The core problem is one of hubris born of a unique confluence of events in world history. America’s time as the unipolar superpower was ushered in upon the Soviet Union's collapse. Yet, rather than seeing this as a temporary phenomenon that would fade as other powers emerged from the end of the post World War II and Cold War eras, policymakers chose a hegemonic geopolitical strategy that has failed.

That strategy blindly facilitated China’s rise without obtaining the kind of domestic changes so long promised. At the same time, the elite have exacerbated inherent Russian fears of instability along its frontiers by pushing NATO to its borders and not taking it seriously as far back as the Kosovo air war conducted by NATO during the Clinton administration. The strategy also led to the shifting of the balance of power in the Middle East and creating the petri dish for an entire next-generation of terrorists.
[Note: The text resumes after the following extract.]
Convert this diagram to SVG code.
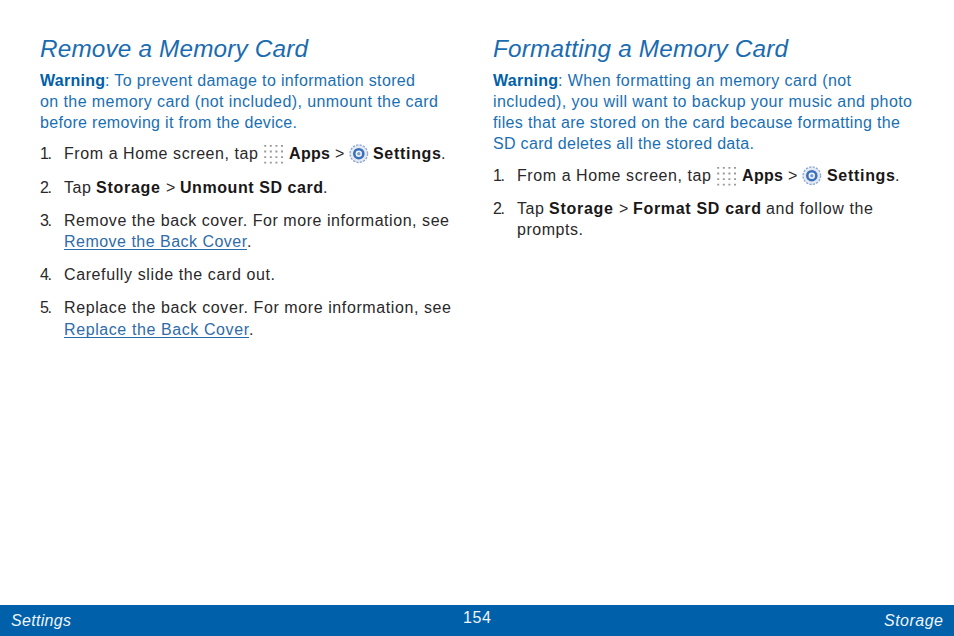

These mistakes are compounded by the reality that the global order that shaped the bubble world of the elites was dead long before Trump ran for president. In particular, economic power is shifting from the Western world of Europe and the Americas back towards East Asia. This is a monumental shift that changes the direction of most global history since the discovery of the New World back in the 1400s. Still, U.S. policymakers blithely kept acting as if the rest of the world was just emerging from the ashes of World War II and America could bestride the globe as a colossus and face no adverse consequences.

Despite all of these errors and the current mood of domestic dissatisfaction, no other single nation, including China, has the base from which to produce success than the United States. However, the margin for error is not infinite and a course correction is needed in the very near term before the power imbalances complete their shift.

While Trump may not ultimately be the one to craft the comprehensive strategy for the future, but he is, at least, proving to be the necessary “bull in a china shop” that is destroying old and outdated ways of thinking. He should have an appropriately staffed administration in place that will not hinder his accomplishments.